--- Exercise ---
Transcribe every line from the top down to the line with "anchor=east] (minimum) at", both ends included, but not the pictures.

--- Supplied material ---
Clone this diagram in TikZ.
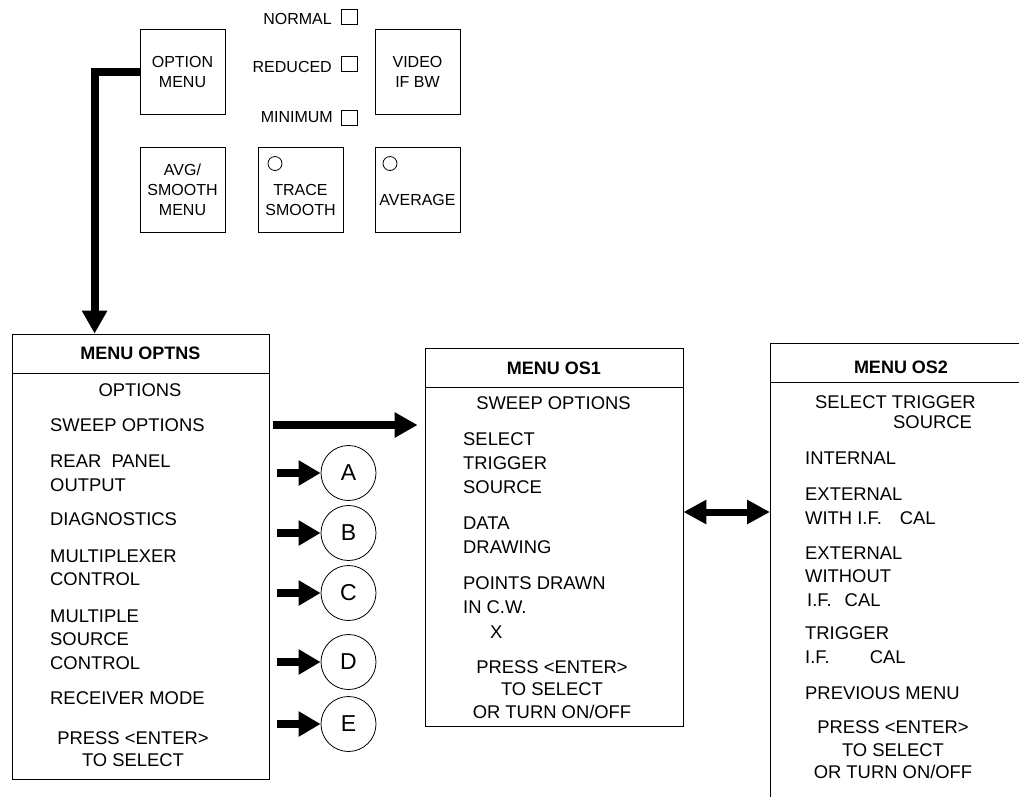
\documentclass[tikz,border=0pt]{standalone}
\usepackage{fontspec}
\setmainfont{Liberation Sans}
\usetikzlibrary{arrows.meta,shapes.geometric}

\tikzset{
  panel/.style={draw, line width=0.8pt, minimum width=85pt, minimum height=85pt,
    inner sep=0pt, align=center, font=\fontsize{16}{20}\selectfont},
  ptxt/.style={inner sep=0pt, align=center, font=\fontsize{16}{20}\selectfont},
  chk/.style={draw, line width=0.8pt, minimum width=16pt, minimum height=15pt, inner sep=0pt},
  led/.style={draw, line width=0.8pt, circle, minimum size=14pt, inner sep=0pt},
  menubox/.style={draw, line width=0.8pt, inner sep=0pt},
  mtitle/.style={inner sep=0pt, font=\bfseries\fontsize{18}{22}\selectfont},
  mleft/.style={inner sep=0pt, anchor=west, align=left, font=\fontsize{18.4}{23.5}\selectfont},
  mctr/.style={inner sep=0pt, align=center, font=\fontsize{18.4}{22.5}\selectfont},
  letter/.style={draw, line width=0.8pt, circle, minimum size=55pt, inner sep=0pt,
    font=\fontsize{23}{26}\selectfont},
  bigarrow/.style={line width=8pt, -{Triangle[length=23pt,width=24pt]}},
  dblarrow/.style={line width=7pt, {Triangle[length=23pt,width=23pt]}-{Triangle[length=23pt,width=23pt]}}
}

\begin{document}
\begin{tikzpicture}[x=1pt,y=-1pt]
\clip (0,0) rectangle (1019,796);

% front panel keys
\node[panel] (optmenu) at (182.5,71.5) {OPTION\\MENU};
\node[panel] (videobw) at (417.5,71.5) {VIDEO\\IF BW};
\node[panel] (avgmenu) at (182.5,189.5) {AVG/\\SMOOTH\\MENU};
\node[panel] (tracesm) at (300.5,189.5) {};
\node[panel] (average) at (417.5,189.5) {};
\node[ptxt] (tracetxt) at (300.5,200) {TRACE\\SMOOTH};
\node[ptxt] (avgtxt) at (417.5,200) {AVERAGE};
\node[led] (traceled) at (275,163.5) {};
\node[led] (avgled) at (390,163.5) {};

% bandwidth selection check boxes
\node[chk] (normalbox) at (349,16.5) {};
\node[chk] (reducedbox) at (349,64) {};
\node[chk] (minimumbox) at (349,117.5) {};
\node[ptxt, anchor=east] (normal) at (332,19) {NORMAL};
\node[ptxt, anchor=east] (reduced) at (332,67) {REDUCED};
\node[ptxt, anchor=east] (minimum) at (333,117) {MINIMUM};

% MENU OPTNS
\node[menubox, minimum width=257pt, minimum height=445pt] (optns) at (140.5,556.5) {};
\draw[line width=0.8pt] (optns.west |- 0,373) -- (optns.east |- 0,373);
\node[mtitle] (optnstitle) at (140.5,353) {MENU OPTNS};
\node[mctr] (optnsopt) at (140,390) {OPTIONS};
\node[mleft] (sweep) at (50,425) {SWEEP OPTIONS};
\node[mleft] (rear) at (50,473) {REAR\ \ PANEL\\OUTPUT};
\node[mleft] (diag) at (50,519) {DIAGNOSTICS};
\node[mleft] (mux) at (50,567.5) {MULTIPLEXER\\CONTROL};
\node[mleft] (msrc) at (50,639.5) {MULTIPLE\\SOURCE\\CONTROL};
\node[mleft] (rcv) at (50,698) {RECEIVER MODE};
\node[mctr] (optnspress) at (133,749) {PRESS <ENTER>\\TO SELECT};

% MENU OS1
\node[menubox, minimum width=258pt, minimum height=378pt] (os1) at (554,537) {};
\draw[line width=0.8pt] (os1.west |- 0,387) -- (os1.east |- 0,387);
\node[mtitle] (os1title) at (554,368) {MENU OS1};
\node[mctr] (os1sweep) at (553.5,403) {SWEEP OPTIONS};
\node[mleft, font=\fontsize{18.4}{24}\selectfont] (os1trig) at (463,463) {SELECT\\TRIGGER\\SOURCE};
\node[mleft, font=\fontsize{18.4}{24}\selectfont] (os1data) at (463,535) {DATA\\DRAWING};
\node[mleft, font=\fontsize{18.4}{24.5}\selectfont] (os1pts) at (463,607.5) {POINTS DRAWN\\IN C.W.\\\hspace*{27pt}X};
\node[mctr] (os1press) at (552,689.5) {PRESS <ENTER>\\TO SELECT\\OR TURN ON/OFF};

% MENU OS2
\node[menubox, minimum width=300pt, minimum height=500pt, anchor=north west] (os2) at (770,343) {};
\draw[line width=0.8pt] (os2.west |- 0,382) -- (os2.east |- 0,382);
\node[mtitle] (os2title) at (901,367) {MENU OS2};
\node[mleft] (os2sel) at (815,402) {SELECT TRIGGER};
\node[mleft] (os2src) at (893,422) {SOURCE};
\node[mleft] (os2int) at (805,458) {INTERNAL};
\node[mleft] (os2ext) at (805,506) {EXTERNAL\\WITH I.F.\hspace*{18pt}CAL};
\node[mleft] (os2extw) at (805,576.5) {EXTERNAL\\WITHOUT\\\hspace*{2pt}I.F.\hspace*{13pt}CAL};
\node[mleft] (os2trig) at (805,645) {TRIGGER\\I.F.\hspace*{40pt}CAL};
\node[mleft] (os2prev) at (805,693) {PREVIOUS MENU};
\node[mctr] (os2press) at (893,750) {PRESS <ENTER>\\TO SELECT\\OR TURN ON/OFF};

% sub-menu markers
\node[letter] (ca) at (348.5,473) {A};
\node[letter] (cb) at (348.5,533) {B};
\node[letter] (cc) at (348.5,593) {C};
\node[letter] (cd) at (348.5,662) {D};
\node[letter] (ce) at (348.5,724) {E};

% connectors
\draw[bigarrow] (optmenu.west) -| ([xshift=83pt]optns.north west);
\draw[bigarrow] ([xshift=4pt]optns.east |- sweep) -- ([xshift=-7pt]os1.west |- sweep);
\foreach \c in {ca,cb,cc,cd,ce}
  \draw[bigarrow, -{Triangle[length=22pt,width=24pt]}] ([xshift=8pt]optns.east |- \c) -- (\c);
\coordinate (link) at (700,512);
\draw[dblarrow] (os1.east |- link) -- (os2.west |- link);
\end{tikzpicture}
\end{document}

--- Answer in full ---
Clone this diagram in TikZ.
\documentclass[tikz,border=0pt]{standalone}
\usepackage{fontspec}
\setmainfont{Liberation Sans}
\usetikzlibrary{arrows.meta,shapes.geometric}

\tikzset{
  panel/.style={draw, line width=0.8pt, minimum width=85pt, minimum height=85pt,
    inner sep=0pt, align=center, font=\fontsize{16}{20}\selectfont},
  ptxt/.style={inner sep=0pt, align=center, font=\fontsize{16}{20}\selectfont},
  chk/.style={draw, line width=0.8pt, minimum width=16pt, minimum height=15pt, inner sep=0pt},
  led/.style={draw, line width=0.8pt, circle, minimum size=14pt, inner sep=0pt},
  menubox/.style={draw, line width=0.8pt, inner sep=0pt},
  mtitle/.style={inner sep=0pt, font=\bfseries\fontsize{18}{22}\selectfont},
  mleft/.style={inner sep=0pt, anchor=west, align=left, font=\fontsize{18.4}{23.5}\selectfont},
  mctr/.style={inner sep=0pt, align=center, font=\fontsize{18.4}{22.5}\selectfont},
  letter/.style={draw, line width=0.8pt, circle, minimum size=55pt, inner sep=0pt,
    font=\fontsize{23}{26}\selectfont},
  bigarrow/.style={line width=8pt, -{Triangle[length=23pt,width=24pt]}},
  dblarrow/.style={line width=7pt, {Triangle[length=23pt,width=23pt]}-{Triangle[length=23pt,width=23pt]}}
}

\begin{document}
\begin{tikzpicture}[x=1pt,y=-1pt]
\clip (0,0) rectangle (1019,796);

% front panel keys
\node[panel] (optmenu) at (182.5,71.5) {OPTION\\MENU};
\node[panel] (videobw) at (417.5,71.5) {VIDEO\\IF BW};
\node[panel] (avgmenu) at (182.5,189.5) {AVG/\\SMOOTH\\MENU};
\node[panel] (tracesm) at (300.5,189.5) {};
\node[panel] (average) at (417.5,189.5) {};
\node[ptxt] (tracetxt) at (300.5,200) {TRACE\\SMOOTH};
\node[ptxt] (avgtxt) at (417.5,200) {AVERAGE};
\node[led] (traceled) at (275,163.5) {};
\node[led] (avgled) at (390,163.5) {};

% bandwidth selection check boxes
\node[chk] (normalbox) at (349,16.5) {};
\node[chk] (reducedbox) at (349,64) {};
\node[chk] (minimumbox) at (349,117.5) {};
\node[ptxt, anchor=east] (normal) at (332,19) {NORMAL};
\node[ptxt, anchor=east] (reduced) at (332,67) {REDUCED};
\node[ptxt, anchor=east] (minimum) at (333,117) {MINIMUM};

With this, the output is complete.